Graafland memberi pemahaman tentang perkampungan-perkampungan orang Islam di Manado. Di Kampung Islam terdapat dua pasar yakni pasar untuk barang kering khusus penjualan pakaian, dan pasar untuk barang basah. Belakang pasar terdapat sungai Manado yang dekat dengan muara, kedua sisi sungai Manado merupakan pemukiman orang Ternate. Perkampungan lainnya adalah Kampung Arab yang letaknya tidak jauh dari benteng dan berada dekat pasar tempat mereka beraktifitas. Pedagang atau nelayan dari Ternate, Makassar, dan Gorontalo bermukim di bagian Timur Sungai Tondano dikenal dengan Kampung Ternate Tua, dan Ketang Tua.

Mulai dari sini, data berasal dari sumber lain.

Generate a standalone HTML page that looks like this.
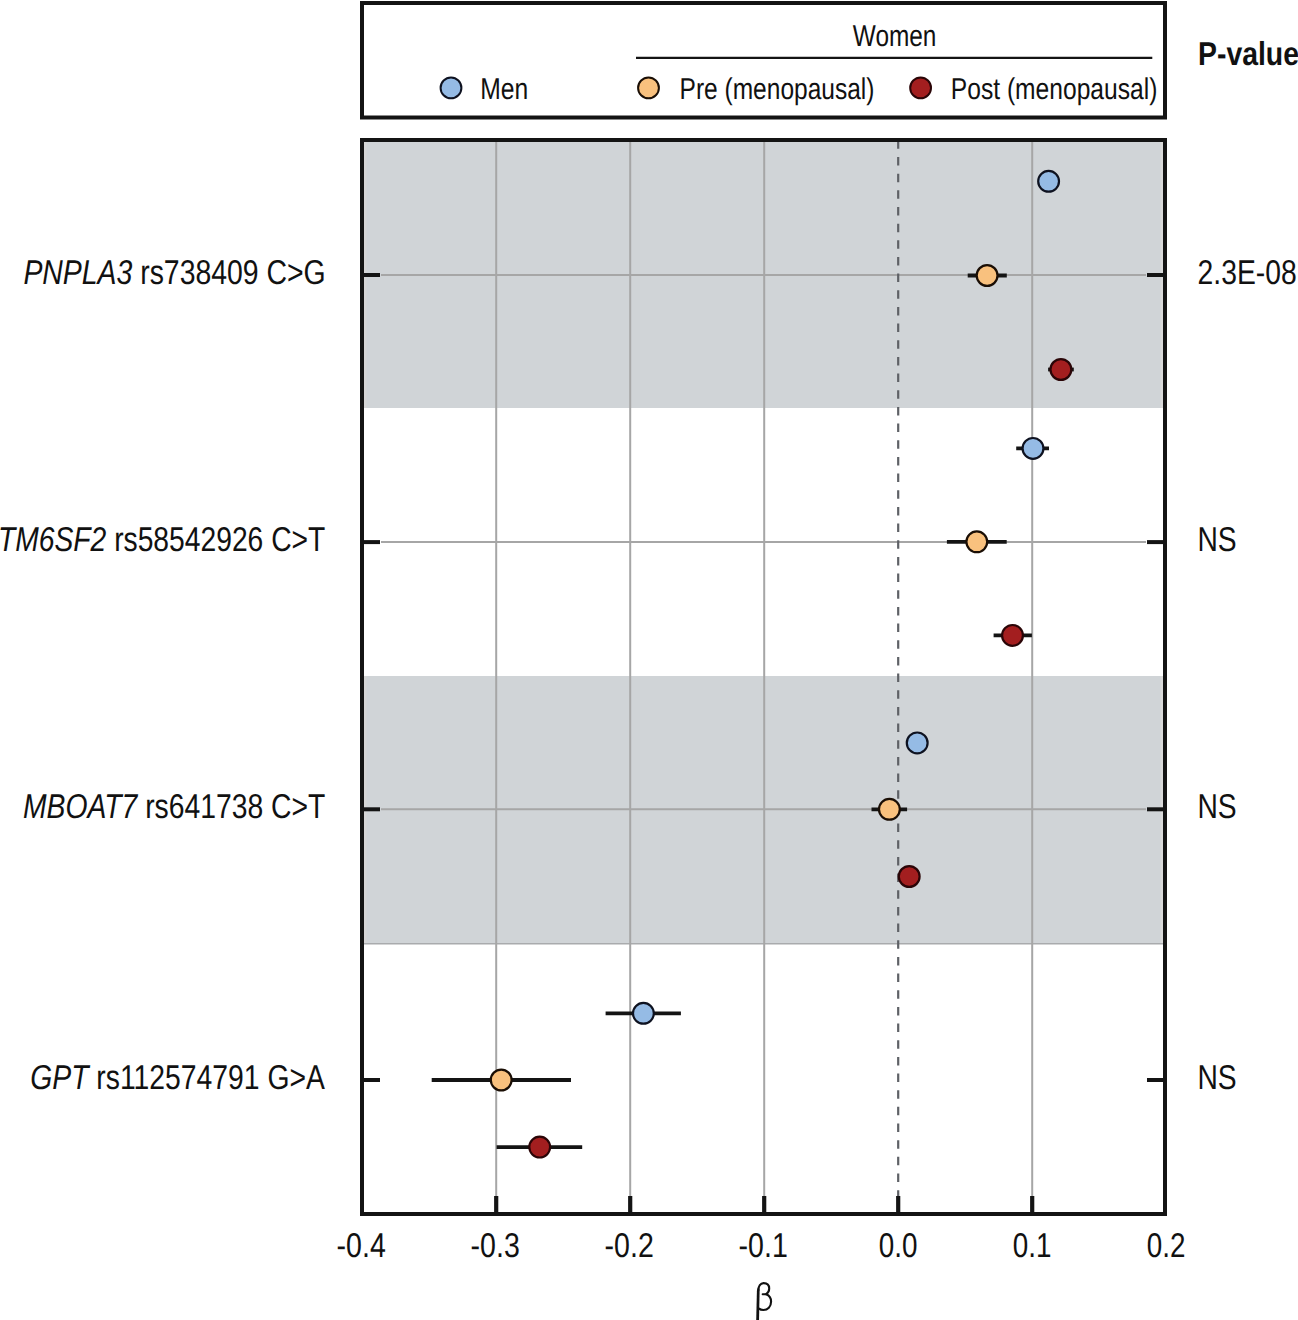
<!DOCTYPE html><html><head><meta charset="utf-8"><style>html,body{margin:0;padding:0;background:#fff;}svg{display:block;}text{font-family:"Liberation Sans",sans-serif;fill:#111;text-rendering:geometricPrecision;}</style></head><body>
<svg width="1298" height="1320" viewBox="0 0 1298 1320">
<rect x="0" y="0" width="1298" height="1320" fill="#fff"/>
<rect x="364" y="142" width="799" height="266" fill="#d0d4d7"/>
<rect x="364" y="676" width="799" height="267.5" fill="#d0d4d7"/>
<line x1="364" y1="943.7" x2="1163" y2="943.7" stroke="#a9abad" stroke-width="1.6"/>
<rect x="364" y="142" width="2.6" height="266" fill="#d6d6d6"/>
<rect x="1160.6" y="142" width="2.4" height="266" fill="#dadada"/>
<rect x="364" y="676" width="2.6" height="267" fill="#d6d6d6"/>
<rect x="1160.6" y="676" width="2.4" height="267" fill="#dadada"/>
<line x1="496.2" y1="142" x2="496.2" y2="1196" stroke="#a6a6a6" stroke-width="2"/>
<line x1="630.2" y1="142" x2="630.2" y2="1196" stroke="#a6a6a6" stroke-width="2"/>
<line x1="764.2" y1="142" x2="764.2" y2="1196" stroke="#a6a6a6" stroke-width="2"/>
<line x1="1032.2" y1="142" x2="1032.2" y2="1196" stroke="#a6a6a6" stroke-width="2"/>
<line x1="381" y1="275" x2="1146" y2="275" stroke="#a6a6a6" stroke-width="2"/>
<line x1="381" y1="542.1" x2="1146" y2="542.1" stroke="#a6a6a6" stroke-width="2"/>
<line x1="381" y1="809.3" x2="1146" y2="809.3" stroke="#a6a6a6" stroke-width="2"/>
<line x1="898.2" y1="140.3" x2="898.2" y2="1196" stroke="#5e6166" stroke-width="2.2" stroke-dasharray="8.5 8.165"/>
<line x1="364" y1="275" x2="380" y2="275" stroke="#141414" stroke-width="4"/>
<line x1="1147" y1="275" x2="1163" y2="275" stroke="#141414" stroke-width="4"/>
<line x1="364" y1="542.1" x2="380" y2="542.1" stroke="#141414" stroke-width="4"/>
<line x1="1147" y1="542.1" x2="1163" y2="542.1" stroke="#141414" stroke-width="4"/>
<line x1="364" y1="809.3" x2="380" y2="809.3" stroke="#141414" stroke-width="4"/>
<line x1="1147" y1="809.3" x2="1163" y2="809.3" stroke="#141414" stroke-width="4"/>
<line x1="364" y1="1080" x2="380" y2="1080" stroke="#141414" stroke-width="4"/>
<line x1="1147" y1="1080" x2="1163" y2="1080" stroke="#141414" stroke-width="4"/>
<line x1="496.2" y1="1196" x2="496.2" y2="1212" stroke="#141414" stroke-width="4.2"/>
<line x1="630.2" y1="1196" x2="630.2" y2="1212" stroke="#141414" stroke-width="4.2"/>
<line x1="764.2" y1="1196" x2="764.2" y2="1212" stroke="#141414" stroke-width="4.2"/>
<line x1="898.2" y1="1196" x2="898.2" y2="1212" stroke="#141414" stroke-width="4.2"/>
<line x1="1032.2" y1="1196" x2="1032.2" y2="1212" stroke="#141414" stroke-width="4.2"/>
<rect x="362" y="3" width="803" height="114.5" fill="none" stroke="#141414" stroke-width="4"/>
<rect x="362" y="140" width="803" height="1074" fill="none" stroke="#141414" stroke-width="4"/>
<line x1="967.7" y1="275.5" x2="1006.8" y2="275.5" stroke="#141414" stroke-width="3.8"/>
<line x1="1048.1" y1="369.5" x2="1073.8" y2="369.5" stroke="#141414" stroke-width="3.8"/>
<line x1="1016.2" y1="448.4" x2="1049.0" y2="448.4" stroke="#141414" stroke-width="3.8"/>
<line x1="946.9" y1="541.8" x2="1006.7" y2="541.8" stroke="#141414" stroke-width="3.8"/>
<line x1="993.6" y1="635.4" x2="1031.9" y2="635.4" stroke="#141414" stroke-width="3.8"/>
<line x1="871.5" y1="809.3" x2="907.1" y2="809.3" stroke="#141414" stroke-width="3.8"/>
<line x1="605.6" y1="1013.3" x2="680.9" y2="1013.3" stroke="#141414" stroke-width="3.8"/>
<line x1="431.7" y1="1080.0" x2="571.0" y2="1080.0" stroke="#141414" stroke-width="3.8"/>
<line x1="496.6" y1="1147.1" x2="582.2" y2="1147.1" stroke="#141414" stroke-width="3.8"/>
<circle cx="1048.6" cy="181.3" r="10.4" fill="#95bbe5" stroke="#0e1220" stroke-width="2.2"/>
<circle cx="987.1" cy="275.5" r="10.4" fill="#f9c17e" stroke="#1a0e05" stroke-width="2.2"/>
<circle cx="1060.9" cy="369.5" r="10.4" fill="#a31e1f" stroke="#2a0507" stroke-width="2.2"/>
<circle cx="1033.0" cy="448.4" r="10.4" fill="#95bbe5" stroke="#0e1220" stroke-width="2.2"/>
<circle cx="976.8" cy="541.8" r="10.4" fill="#f9c17e" stroke="#1a0e05" stroke-width="2.2"/>
<circle cx="1012.5" cy="635.4" r="10.4" fill="#a31e1f" stroke="#2a0507" stroke-width="2.2"/>
<circle cx="917.2" cy="742.9" r="10.4" fill="#95bbe5" stroke="#0e1220" stroke-width="2.2"/>
<circle cx="889.4" cy="809.3" r="10.4" fill="#f9c17e" stroke="#1a0e05" stroke-width="2.2"/>
<circle cx="909.2" cy="876.5" r="10.4" fill="#a31e1f" stroke="#2a0507" stroke-width="2.2"/>
<circle cx="643.4" cy="1013.3" r="10.4" fill="#95bbe5" stroke="#0e1220" stroke-width="2.2"/>
<circle cx="501.2" cy="1080.0" r="10.4" fill="#f9c17e" stroke="#1a0e05" stroke-width="2.2"/>
<circle cx="539.7" cy="1147.1" r="10.4" fill="#a31e1f" stroke="#2a0507" stroke-width="2.2"/>
<line x1="636" y1="57.9" x2="1152.3" y2="57.9" stroke="#141414" stroke-width="2.1"/>
<circle cx="451" cy="87.9" r="10.4" fill="#95bbe5" stroke="#0e1220" stroke-width="2"/>
<circle cx="648.5" cy="87.9" r="10.4" fill="#f9c17e" stroke="#1a0e05" stroke-width="2"/>
<circle cx="920.6" cy="87.9" r="10.4" fill="#a31e1f" stroke="#2a0507" stroke-width="2"/>
<text x="852.8" y="45.5" font-size="30.0" textLength="83.6" lengthAdjust="spacingAndGlyphs">Women</text>
<text x="480.2" y="98.6" font-size="30.0" textLength="48" lengthAdjust="spacingAndGlyphs">Men</text>
<text x="679.6" y="98.6" font-size="30.0" textLength="194.8" lengthAdjust="spacingAndGlyphs">Pre (menopausal)</text>
<text x="950.8" y="98.6" font-size="30.0" textLength="206.6" lengthAdjust="spacingAndGlyphs">Post (menopausal)</text>
<text x="1198" y="64.7" font-size="33.2" font-weight="bold" textLength="101" lengthAdjust="spacingAndGlyphs">P-value</text>
<text x="23.4" y="283.5" font-size="34.4" textLength="302.3" lengthAdjust="spacingAndGlyphs"><tspan font-style="italic">PNPLA3</tspan> rs738409 C&gt;G</text>
<text x="-2.0" y="550.5" font-size="34.4" textLength="327.3" lengthAdjust="spacingAndGlyphs"><tspan font-style="italic">TM6SF2</tspan> rs58542926 C&gt;T</text>
<text x="23.0" y="817.6" font-size="34.4" textLength="302.3" lengthAdjust="spacingAndGlyphs"><tspan font-style="italic">MBOAT7</tspan> rs641738 C&gt;T</text>
<text x="30.3" y="1088.5" font-size="34.4" textLength="294.6" lengthAdjust="spacingAndGlyphs"><tspan font-style="italic">GPT</tspan> rs112574791 G&gt;A</text>
<text x="1197.6" y="283.6" font-size="34.4" textLength="99.2" lengthAdjust="spacingAndGlyphs">2.3E-08</text>
<text x="1197.4" y="550.9" font-size="34.4" textLength="39.2" lengthAdjust="spacingAndGlyphs">NS</text>
<text x="1197.4" y="817.9" font-size="34.4" textLength="39.2" lengthAdjust="spacingAndGlyphs">NS</text>
<text x="1197.4" y="1088.7" font-size="34.4" textLength="39.2" lengthAdjust="spacingAndGlyphs">NS</text>
<text x="361.2" y="1256.7" font-size="34.4" text-anchor="middle" textLength="49.2" lengthAdjust="spacingAndGlyphs">-0.4</text>
<text x="495.2" y="1256.7" font-size="34.4" text-anchor="middle" textLength="49.2" lengthAdjust="spacingAndGlyphs">-0.3</text>
<text x="629.2" y="1256.7" font-size="34.4" text-anchor="middle" textLength="49.2" lengthAdjust="spacingAndGlyphs">-0.2</text>
<text x="763.2" y="1256.7" font-size="34.4" text-anchor="middle" textLength="49.2" lengthAdjust="spacingAndGlyphs">-0.1</text>
<text x="898.2" y="1256.7" font-size="34.4" text-anchor="middle" textLength="38.7" lengthAdjust="spacingAndGlyphs">0.0</text>
<text x="1032.2" y="1256.7" font-size="34.4" text-anchor="middle" textLength="38.7" lengthAdjust="spacingAndGlyphs">0.1</text>
<text x="1166.2" y="1256.7" font-size="34.4" text-anchor="middle" textLength="38.7" lengthAdjust="spacingAndGlyphs">0.2</text>
<path d="M758.3 1291 C758.3 1286 760.6 1283.1 763.6 1283.1 C767.3 1283.1 769.2 1285.5 769.2 1288.6 C769.2 1291.4 767.9 1293.2 766.2 1294.2 C769.3 1295.4 771.1 1298.3 771.1 1301.6 C771.1 1306.8 767.7 1310 763.4 1310 C761.6 1310 760 1309.5 758.7 1308.4" fill="none" stroke="#111" stroke-width="2.1"/>
<path d="M756.2 1321 L756.9 1291 C757.1 1289.5 757.4 1288.5 757.8 1287.6 L759.3 1288.2 C759.5 1289 759.6 1290 759.6 1291 L759.0 1321 Z" fill="#111"/>
<path d="M762.6 1294.3 L766.4 1294.3" stroke="#111" stroke-width="1.9" stroke-linecap="round"/>
</svg></body></html>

Selain keberadaan perkampungan Islam, peradaban Islam dapat ditelusuri dengan didirikannya mesjid di perkampungan Islam sebagai tempat ibadah. Mesjid dalam perkembangan selanjutnya selain sebagai fungsi ibadah, juga berperan dalam sosialisasi Islam. Keberadaan perkampungan Islam dan mesjid sebagai tempat ibadah turut mewarnai perkembangan kota, dan meninggalkan jejak-jejak peradaban Islam. Unsur-unsur kebudayaan bercorak Islam antara lain terwakili dalam kehidupan masyarakat dan arsitektur bangunan yang terdapat pada mesjid dan makam sekarang ini.
Beberapa tempat peninggalan sejarah yang telah didata dan diiventarisir mempunyai arti penting bagi kehidupan penduduk Sulawesi Utara khususnya maupun bangsa Indonesia pada umumnya. Untuk itu keberadaan peninggalan sejarah dapat memupuk rasa persatuan dan kebanggaan nasional serta memperkokoh jatidiri bangsa. Namun demikian, perhatian dan pengetahuan tentang sejarah bangsa, di kalangan masyarakat khususnya siswa SMA/SMK dan guru umumnya sangat terbatas. Hal ini tentunya terkait dengan kesadaran akan kurangnya pengetahuan dan pemahaman makna suatu peristiwa sejarah di daerahnya.
Sehubungan dengan uraian di atas, maka tema yang dipilih dalam kegiatan Lawatan Sejarah Daerah di Kota Tomohon, Provinsi Sulawesi Utara adalah ”Menyusuri Jejak Peradaban Islam di Sulawesi Utara”. Hal ini didasarkan atas pertimbangan bahwa di Sulawesi Utara terjadi interaksi dengan peradaban Islam yang turut mewarnai kehidupan masyarakat dan perkembangan daerah Sulawesi Utara.
Pelaksanaan kegiatan Lawatan Sejarah ditujukan bagi para siswa SMA/SMK dan guru se Provinsi Sulawesi Utara sejumlah 100 peserta, meliputi 80 siswa dan 20 guru. Dengan perincian bahwa setiap sekolah mengutus 4 siswa yang mempunyai prestasi serta 1 orang guru utamanya mengajar di bidang sejarah. Para peserta dari 20 sekolah berasal dari Kota Tomohon, Manado, Kabupaten Tondano, Minahasa Utara, Minahasa Selatan, dan Minahasa Utara.
Lokasi kegiatan Lawatan Sejarah adalah tempat-tempat bersejarah yang ada di Sulawesi Utara antara lain: Kota Manado, Kota Tomohon, dan Kabupaten Minahasa. Adapun tempat-tempat bersejarah yang dikunjungi yaitu:
- Kampung Jawa Tomohon di Tumatangtang, Kota Tomohon.
- Makam Sam Ratulangi di Tondano, Kabupaten Minahasa.
- Makam Kyai Modjo di Jawa Tondano, Kabupaten Minahasa.
- Masjid Al-Falah Kyai Modjo, di Jawa Tondano, Kabupaten Minahasa.
- Kesenian Hadrah di Jawa Tondano, Kabupaten Minahasa.
- Makam Imam Bonjol di Lotta, Pineleng, Kabupaten Minahasa.
- Makam Ratu Sekar Kedaton di Kota Manado.
- Masjid Raya di Kota Manado.
- Masjid Awwal Fathul Mubhien di Kota Manado.
- Masjid Al Mashyur di Kampung Arab, Kota Manado.